Recommended Feats and Backgrounds

Sharpshooter is the default feat for any ranged ranger. Ignoring cover and trading accuracy for +10 damage increases your damage output dramatically once you have enough attack bonus to absorb the -5 penalty. Take this at level 8 after maxing Dexterity to 18.

Crossbow Expert works if you use a hand crossbow build, but longbow usually outperforms it for rangers. Fey Touched (Wisdom) gives you Misty Step and one 1st-level divination/enchantment spell—useful for mobility and fills a spell slot gap. Alert synergizes with Gloom Stalker if you went that route.

For backgrounds, Sailor or Fisher provides thematic coherence and proficiency in Athletics and Perception—both useful ranger skills. Outlander gives you Survival and Athletics, leaning into wilderness mastery. Folk Hero or Urban Bounty Hunter (from Sword Coast Adventurer’s Guide) work if your campaign has more social or urban elements.

When Water Genasi Ranger Works (And When It Doesn’t)

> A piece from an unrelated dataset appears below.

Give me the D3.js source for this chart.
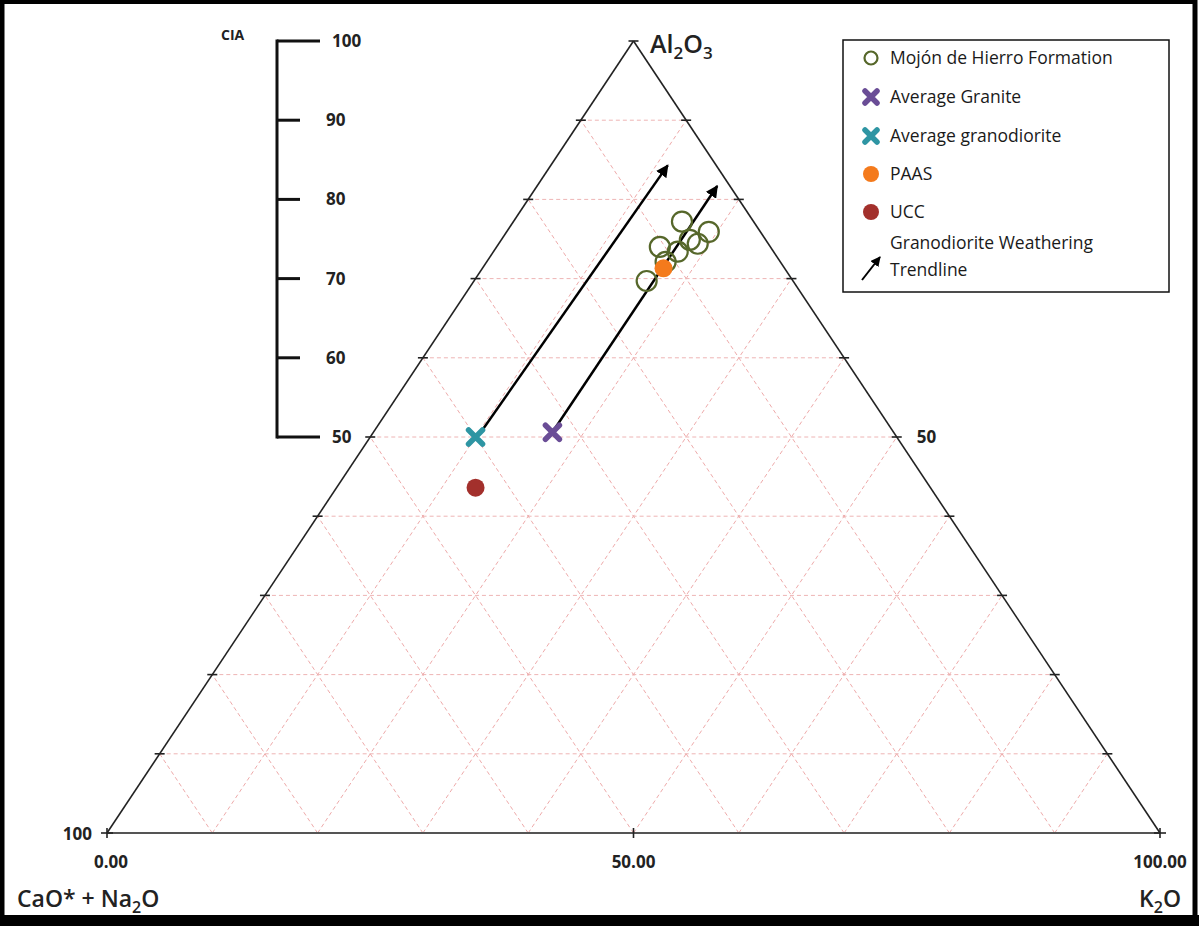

This build shines in campaigns with regular water encounters—coastal adventures, pirate campaigns, underwater dungeons, or island-hopping exploration. If your DM built a campaign around Ghosts of Saltmarsh or similar nautical content, a water genasi ranger becomes genuinely useful rather than a mechanical compromise.

In landlocked campaigns with minimal water, you’re playing a ranger with acid resistance and a situational cantrip. The Constitution bonus helps, but you’d get more mileage from a wood elf or a custom lineage with a feat. Be honest with your DM about the campaign setting before committing to this build.

The water genasi ranger build requires the right campaign to reach its potential, but in aquatic environments, the combination of underwater mobility and ranger versatility creates a character that controls combat spaces others can’t access. Focus on Dexterity and Wisdom, choose Hunter or Gloom Stalker for combat power, and leverage your swim speed for tactical advantages that turn underwater encounters from obstacles into opportunities.